Bond Market Observations: Groundhog Day

The monthly formal review of portfolio strategy by the Active Fixed Income Investment Committee typically kicks off the first Friday of the month, as the release of the US employment situation sometimes materially influences our economic outlook. Proper and fitting that payrolls printed on February 2nd, Groundhog Day, because our initial reaction was "Didn’t we just do this?" Net employment gains in January were a touch stronger than expected, but the unemployment and participation rates were in line. The growth of average hourly earnings came in on the high side of expectations but meshed with our view that building cost pressures would put Fed tightening more meaningfully into play (with four moves in 2018 in the AMNA forecast) than market participants expected.

The comfort coming from the familiar lasted a few ticks past 8:30 am EST. Equity investors apparently recoiled in alarm that higher inflation and a firmer Fed would push Treasury yields higher.

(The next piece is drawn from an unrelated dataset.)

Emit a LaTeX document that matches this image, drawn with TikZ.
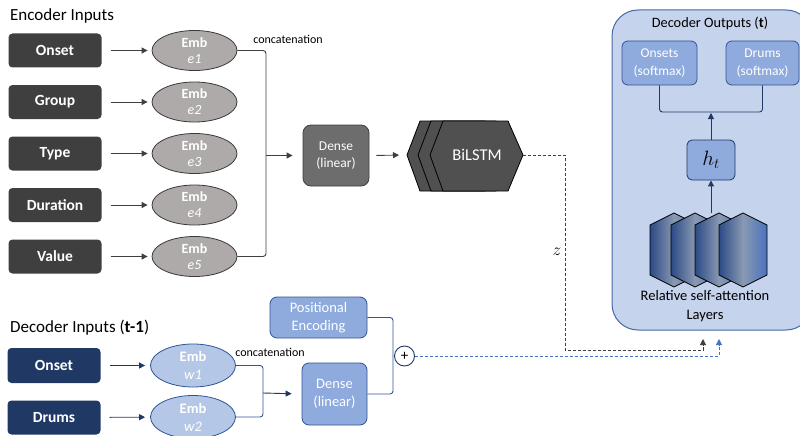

We are still not sure why this was scary. Monetary policy has to renormalize, and there is no better window to do so than when the economy starts at an unemployment rate near 4 percent and grows about one percentage point faster than its potential. Even a 1 percentage point increase in the fed funds rate leaves it below the Fed’s assessment of its neutral rate. That is, monetary policy remains accommodative in 2018. Nonetheless, a near $4 trillion reduction in US equity market capitalization commands attention, to be sure, especially when accompanied by a blowout in the forward-looking implied volatilities of those prices.